## Source data

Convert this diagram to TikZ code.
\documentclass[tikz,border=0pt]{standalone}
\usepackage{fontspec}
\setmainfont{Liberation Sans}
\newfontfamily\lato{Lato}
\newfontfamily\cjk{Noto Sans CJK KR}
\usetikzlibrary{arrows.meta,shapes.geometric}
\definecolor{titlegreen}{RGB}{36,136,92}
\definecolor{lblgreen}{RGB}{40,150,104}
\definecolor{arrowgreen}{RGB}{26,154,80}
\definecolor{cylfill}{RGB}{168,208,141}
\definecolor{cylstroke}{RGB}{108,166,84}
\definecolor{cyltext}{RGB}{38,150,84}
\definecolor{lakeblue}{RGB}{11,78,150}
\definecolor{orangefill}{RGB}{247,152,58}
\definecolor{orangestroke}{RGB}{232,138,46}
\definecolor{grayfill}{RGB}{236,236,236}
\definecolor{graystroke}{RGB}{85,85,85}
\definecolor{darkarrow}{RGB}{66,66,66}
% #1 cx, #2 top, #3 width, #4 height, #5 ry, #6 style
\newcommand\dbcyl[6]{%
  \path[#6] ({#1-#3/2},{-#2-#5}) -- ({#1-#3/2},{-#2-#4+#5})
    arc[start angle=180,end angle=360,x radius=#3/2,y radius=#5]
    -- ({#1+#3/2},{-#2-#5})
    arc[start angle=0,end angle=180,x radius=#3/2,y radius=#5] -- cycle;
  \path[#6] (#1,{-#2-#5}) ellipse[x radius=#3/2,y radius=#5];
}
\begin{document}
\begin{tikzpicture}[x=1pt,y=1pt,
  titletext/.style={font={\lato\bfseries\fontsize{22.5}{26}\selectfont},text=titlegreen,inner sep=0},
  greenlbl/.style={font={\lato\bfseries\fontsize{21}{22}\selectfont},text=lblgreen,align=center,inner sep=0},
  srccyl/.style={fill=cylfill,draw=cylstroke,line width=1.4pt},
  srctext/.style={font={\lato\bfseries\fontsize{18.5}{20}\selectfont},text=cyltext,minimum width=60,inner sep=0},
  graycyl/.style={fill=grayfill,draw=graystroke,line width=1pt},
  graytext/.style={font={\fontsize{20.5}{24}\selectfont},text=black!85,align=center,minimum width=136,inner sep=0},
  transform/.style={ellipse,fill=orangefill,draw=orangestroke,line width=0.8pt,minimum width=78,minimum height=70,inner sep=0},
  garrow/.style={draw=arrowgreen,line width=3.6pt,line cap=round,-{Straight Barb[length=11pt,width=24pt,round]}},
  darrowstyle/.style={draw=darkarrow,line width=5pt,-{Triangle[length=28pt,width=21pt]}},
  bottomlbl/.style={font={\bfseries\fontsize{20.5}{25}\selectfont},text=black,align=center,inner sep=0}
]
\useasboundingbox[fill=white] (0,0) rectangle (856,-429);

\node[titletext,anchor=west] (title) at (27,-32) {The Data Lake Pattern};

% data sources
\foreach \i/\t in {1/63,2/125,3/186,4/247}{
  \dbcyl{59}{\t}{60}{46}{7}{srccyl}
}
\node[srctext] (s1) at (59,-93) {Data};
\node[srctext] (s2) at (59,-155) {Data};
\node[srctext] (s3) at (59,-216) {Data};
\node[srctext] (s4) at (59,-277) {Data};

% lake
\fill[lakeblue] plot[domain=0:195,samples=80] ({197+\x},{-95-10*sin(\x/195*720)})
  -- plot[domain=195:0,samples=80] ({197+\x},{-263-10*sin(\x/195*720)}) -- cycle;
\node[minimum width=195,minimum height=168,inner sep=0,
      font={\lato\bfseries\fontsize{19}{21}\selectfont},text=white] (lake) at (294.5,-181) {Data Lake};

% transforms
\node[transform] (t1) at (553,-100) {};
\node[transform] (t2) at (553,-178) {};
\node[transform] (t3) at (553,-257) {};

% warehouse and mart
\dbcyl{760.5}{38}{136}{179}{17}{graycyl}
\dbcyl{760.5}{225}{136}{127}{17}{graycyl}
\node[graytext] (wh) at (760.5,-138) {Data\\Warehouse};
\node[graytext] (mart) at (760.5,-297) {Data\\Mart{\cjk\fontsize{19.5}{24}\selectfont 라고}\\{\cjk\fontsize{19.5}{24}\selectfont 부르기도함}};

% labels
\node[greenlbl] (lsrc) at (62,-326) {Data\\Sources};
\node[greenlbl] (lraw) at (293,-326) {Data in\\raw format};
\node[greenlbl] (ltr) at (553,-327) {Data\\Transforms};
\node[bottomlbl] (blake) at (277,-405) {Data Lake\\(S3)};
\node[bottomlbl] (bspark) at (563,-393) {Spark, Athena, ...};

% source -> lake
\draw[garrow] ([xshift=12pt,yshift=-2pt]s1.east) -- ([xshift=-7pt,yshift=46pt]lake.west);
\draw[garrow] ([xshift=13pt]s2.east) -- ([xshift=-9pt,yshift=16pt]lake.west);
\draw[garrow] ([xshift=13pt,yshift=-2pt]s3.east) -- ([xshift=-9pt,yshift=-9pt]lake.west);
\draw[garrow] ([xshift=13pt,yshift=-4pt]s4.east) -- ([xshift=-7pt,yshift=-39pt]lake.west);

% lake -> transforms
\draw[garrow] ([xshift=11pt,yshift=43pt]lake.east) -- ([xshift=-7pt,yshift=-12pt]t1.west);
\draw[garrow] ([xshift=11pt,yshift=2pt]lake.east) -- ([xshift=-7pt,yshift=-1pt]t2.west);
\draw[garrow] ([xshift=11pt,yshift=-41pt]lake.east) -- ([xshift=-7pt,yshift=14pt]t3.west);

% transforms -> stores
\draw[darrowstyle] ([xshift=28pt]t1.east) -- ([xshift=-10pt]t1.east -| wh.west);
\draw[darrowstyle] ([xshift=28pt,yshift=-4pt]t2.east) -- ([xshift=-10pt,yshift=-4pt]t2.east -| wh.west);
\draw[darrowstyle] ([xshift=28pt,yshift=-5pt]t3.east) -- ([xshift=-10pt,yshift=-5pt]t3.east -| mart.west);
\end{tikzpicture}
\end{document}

## Written instruction
Produce an exact copy of the whole listing.

## Full answer
Convert this diagram to TikZ code.
\documentclass[tikz,border=0pt]{standalone}
\usepackage{fontspec}
\setmainfont{Liberation Sans}
\newfontfamily\lato{Lato}
\newfontfamily\cjk{Noto Sans CJK KR}
\usetikzlibrary{arrows.meta,shapes.geometric}
\definecolor{titlegreen}{RGB}{36,136,92}
\definecolor{lblgreen}{RGB}{40,150,104}
\definecolor{arrowgreen}{RGB}{26,154,80}
\definecolor{cylfill}{RGB}{168,208,141}
\definecolor{cylstroke}{RGB}{108,166,84}
\definecolor{cyltext}{RGB}{38,150,84}
\definecolor{lakeblue}{RGB}{11,78,150}
\definecolor{orangefill}{RGB}{247,152,58}
\definecolor{orangestroke}{RGB}{232,138,46}
\definecolor{grayfill}{RGB}{236,236,236}
\definecolor{graystroke}{RGB}{85,85,85}
\definecolor{darkarrow}{RGB}{66,66,66}
% #1 cx, #2 top, #3 width, #4 height, #5 ry, #6 style
\newcommand\dbcyl[6]{%
  \path[#6] ({#1-#3/2},{-#2-#5}) -- ({#1-#3/2},{-#2-#4+#5})
    arc[start angle=180,end angle=360,x radius=#3/2,y radius=#5]
    -- ({#1+#3/2},{-#2-#5})
    arc[start angle=0,end angle=180,x radius=#3/2,y radius=#5] -- cycle;
  \path[#6] (#1,{-#2-#5}) ellipse[x radius=#3/2,y radius=#5];
}
\begin{document}
\begin{tikzpicture}[x=1pt,y=1pt,
  titletext/.style={font={\lato\bfseries\fontsize{22.5}{26}\selectfont},text=titlegreen,inner sep=0},
  greenlbl/.style={font={\lato\bfseries\fontsize{21}{22}\selectfont},text=lblgreen,align=center,inner sep=0},
  srccyl/.style={fill=cylfill,draw=cylstroke,line width=1.4pt},
  srctext/.style={font={\lato\bfseries\fontsize{18.5}{20}\selectfont},text=cyltext,minimum width=60,inner sep=0},
  graycyl/.style={fill=grayfill,draw=graystroke,line width=1pt},
  graytext/.style={font={\fontsize{20.5}{24}\selectfont},text=black!85,align=center,minimum width=136,inner sep=0},
  transform/.style={ellipse,fill=orangefill,draw=orangestroke,line width=0.8pt,minimum width=78,minimum height=70,inner sep=0},
  garrow/.style={draw=arrowgreen,line width=3.6pt,line cap=round,-{Straight Barb[length=11pt,width=24pt,round]}},
  darrowstyle/.style={draw=darkarrow,line width=5pt,-{Triangle[length=28pt,width=21pt]}},
  bottomlbl/.style={font={\bfseries\fontsize{20.5}{25}\selectfont},text=black,align=center,inner sep=0}
]
\useasboundingbox[fill=white] (0,0) rectangle (856,-429);

\node[titletext,anchor=west] (title) at (27,-32) {The Data Lake Pattern};

% data sources
\foreach \i/\t in {1/63,2/125,3/186,4/247}{
  \dbcyl{59}{\t}{60}{46}{7}{srccyl}
}
\node[srctext] (s1) at (59,-93) {Data};
\node[srctext] (s2) at (59,-155) {Data};
\node[srctext] (s3) at (59,-216) {Data};
\node[srctext] (s4) at (59,-277) {Data};

% lake
\fill[lakeblue] plot[domain=0:195,samples=80] ({197+\x},{-95-10*sin(\x/195*720)})
  -- plot[domain=195:0,samples=80] ({197+\x},{-263-10*sin(\x/195*720)}) -- cycle;
\node[minimum width=195,minimum height=168,inner sep=0,
      font={\lato\bfseries\fontsize{19}{21}\selectfont},text=white] (lake) at (294.5,-181) {Data Lake};

% transforms
\node[transform] (t1) at (553,-100) {};
\node[transform] (t2) at (553,-178) {};
\node[transform] (t3) at (553,-257) {};

% warehouse and mart
\dbcyl{760.5}{38}{136}{179}{17}{graycyl}
\dbcyl{760.5}{225}{136}{127}{17}{graycyl}
\node[graytext] (wh) at (760.5,-138) {Data\\Warehouse};
\node[graytext] (mart) at (760.5,-297) {Data\\Mart{\cjk\fontsize{19.5}{24}\selectfont 라고}\\{\cjk\fontsize{19.5}{24}\selectfont 부르기도함}};

% labels
\node[greenlbl] (lsrc) at (62,-326) {Data\\Sources};
\node[greenlbl] (lraw) at (293,-326) {Data in\\raw format};
\node[greenlbl] (ltr) at (553,-327) {Data\\Transforms};
\node[bottomlbl] (blake) at (277,-405) {Data Lake\\(S3)};
\node[bottomlbl] (bspark) at (563,-393) {Spark, Athena, ...};

% source -> lake
\draw[garrow] ([xshift=12pt,yshift=-2pt]s1.east) -- ([xshift=-7pt,yshift=46pt]lake.west);
\draw[garrow] ([xshift=13pt]s2.east) -- ([xshift=-9pt,yshift=16pt]lake.west);
\draw[garrow] ([xshift=13pt,yshift=-2pt]s3.east) -- ([xshift=-9pt,yshift=-9pt]lake.west);
\draw[garrow] ([xshift=13pt,yshift=-4pt]s4.east) -- ([xshift=-7pt,yshift=-39pt]lake.west);

% lake -> transforms
\draw[garrow] ([xshift=11pt,yshift=43pt]lake.east) -- ([xshift=-7pt,yshift=-12pt]t1.west);
\draw[garrow] ([xshift=11pt,yshift=2pt]lake.east) -- ([xshift=-7pt,yshift=-1pt]t2.west);
\draw[garrow] ([xshift=11pt,yshift=-41pt]lake.east) -- ([xshift=-7pt,yshift=14pt]t3.west);

% transforms -> stores
\draw[darrowstyle] ([xshift=28pt]t1.east) -- ([xshift=-10pt]t1.east -| wh.west);
\draw[darrowstyle] ([xshift=28pt,yshift=-4pt]t2.east) -- ([xshift=-10pt,yshift=-4pt]t2.east -| wh.west);
\draw[darrowstyle] ([xshift=28pt,yshift=-5pt]t3.east) -- ([xshift=-10pt,yshift=-5pt]t3.east -| mart.west);
\end{tikzpicture}
\end{document}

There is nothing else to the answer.